Instructions for the task. Reproduce the listing below character for character; drop every image.

Data shown.
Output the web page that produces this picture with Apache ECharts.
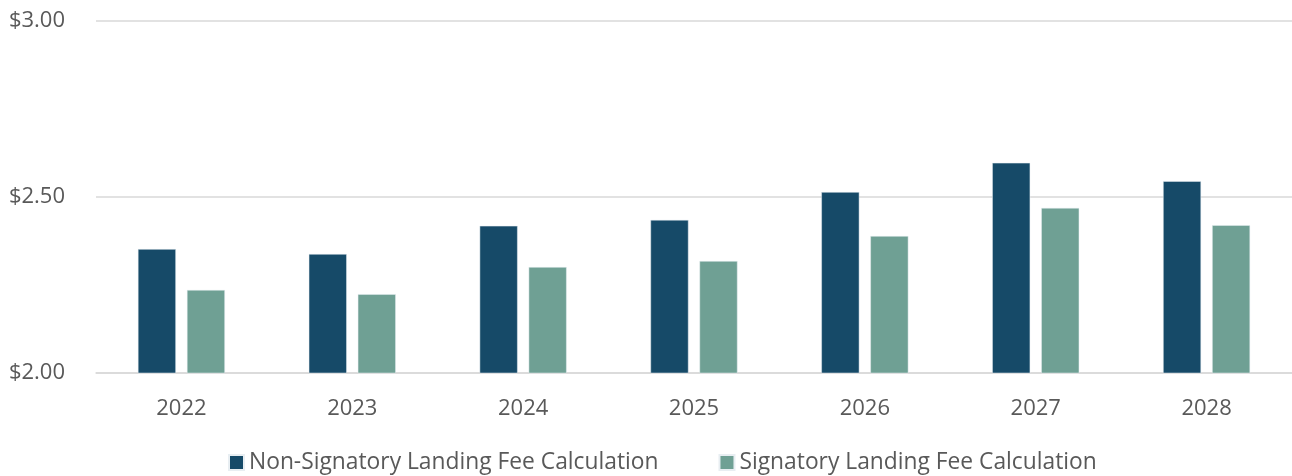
<!DOCTYPE html>
<html><head><meta charset="utf-8">
<script src="https://cdn.jsdelivr.net/npm/echarts@6/dist/echarts.min.js"></script>
<style>html,body{margin:0;padding:0;background:#fff}#c{width:1292px;height:476px}</style>
</head><body><div id="c"></div>
<script>
const categories = ['2022','2023','2024','2025','2026','2027','2028'];
const nonSignatory = [2.352, 2.338, 2.418, 2.435, 2.514, 2.597, 2.545];
const signatory = [2.236, 2.224, 2.301, 2.318, 2.389, 2.469, 2.420];
const seriesNames = ['Non-Signatory Landing Fee Calculation', 'Signatory Landing Fee Calculation'];

const chart = echarts.init(document.getElementById('c'));
const font = '"Open Sans", "Noto Sans", sans-serif';
chart.setOption({
  animation: false,
  textStyle: { fontFamily: font },
  grid: { left: 96, right: 0, top: 21, bottom: 103 },
  legend: {
    top: 451, left: 228, itemWidth: 15, itemHeight: 15, itemGap: 60,
    padding: 0,
    icon: 'rect',
    textStyle: { fontFamily: font, fontSize: 22.8, color: '#595959' },
    data: seriesNames
  },
  xAxis: {
    type: 'category', data: categories,
    axisLine: { lineStyle: { color: '#d9d9d9', width: 1.5 } },
    axisTick: { show: false },
    axisLabel: { fontFamily: font, fontSize: 22, color: '#595959', margin: 25 }
  },
  yAxis: {
    type: 'value', min: 2, max: 3, interval: 0.5,
    axisLine: { show: false }, axisTick: { show: false },
    splitLine: { lineStyle: { color: '#d9d9d9', width: 1.5 } },
    axisLabel: { fontFamily: font, fontSize: 22, color: '#595959', margin: 31,
      formatter: v => '$' + v.toFixed(2) }
  },
  series: [
    { name: seriesNames[0], type: 'bar', data: nonSignatory, barWidth: 38, barGap: '29%',
      itemStyle: { color: '#164a68', borderColor: '#e8eef2', borderWidth: 0.5 } },
    { name: seriesNames[1], type: 'bar', data: signatory, barWidth: 38,
      itemStyle: { color: '#6fa094', borderColor: '#e8eef2', borderWidth: 0.5 } }
  ]
});
</script></body></html>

Solution to the exercise.
Output the web page that produces this picture with Apache ECharts.
<!DOCTYPE html>
<html><head><meta charset="utf-8">
<script src="https://cdn.jsdelivr.net/npm/echarts@6/dist/echarts.min.js"></script>
<style>html,body{margin:0;padding:0;background:#fff}#c{width:1292px;height:476px}</style>
</head><body><div id="c"></div>
<script>
const categories = ['2022','2023','2024','2025','2026','2027','2028'];
const nonSignatory = [2.352, 2.338, 2.418, 2.435, 2.514, 2.597, 2.545];
const signatory = [2.236, 2.224, 2.301, 2.318, 2.389, 2.469, 2.420];
const seriesNames = ['Non-Signatory Landing Fee Calculation', 'Signatory Landing Fee Calculation'];

const chart = echarts.init(document.getElementById('c'));
const font = '"Open Sans", "Noto Sans", sans-serif';
chart.setOption({
  animation: false,
  textStyle: { fontFamily: font },
  grid: { left: 96, right: 0, top: 21, bottom: 103 },
  legend: {
    top: 451, left: 228, itemWidth: 15, itemHeight: 15, itemGap: 60,
    padding: 0,
    icon: 'rect',
    textStyle: { fontFamily: font, fontSize: 22.8, color: '#595959' },
    data: seriesNames
  },
  xAxis: {
    type: 'category', data: categories,
    axisLine: { lineStyle: { color: '#d9d9d9', width: 1.5 } },
    axisTick: { show: false },
    axisLabel: { fontFamily: font, fontSize: 22, color: '#595959', margin: 25 }
  },
  yAxis: {
    type: 'value', min: 2, max: 3, interval: 0.5,
    axisLine: { show: false }, axisTick: { show: false },
    splitLine: { lineStyle: { color: '#d9d9d9', width: 1.5 } },
    axisLabel: { fontFamily: font, fontSize: 22, color: '#595959', margin: 31,
      formatter: v => '$' + v.toFixed(2) }
  },
  series: [
    { name: seriesNames[0], type: 'bar', data: nonSignatory, barWidth: 38, barGap: '29%',
      itemStyle: { color: '#164a68', borderColor: '#e8eef2', borderWidth: 0.5 } },
    { name: seriesNames[1], type: 'bar', data: signatory, barWidth: 38,
      itemStyle: { color: '#6fa094', borderColor: '#e8eef2', borderWidth: 0.5 } }
  ]
});
</script></body></html>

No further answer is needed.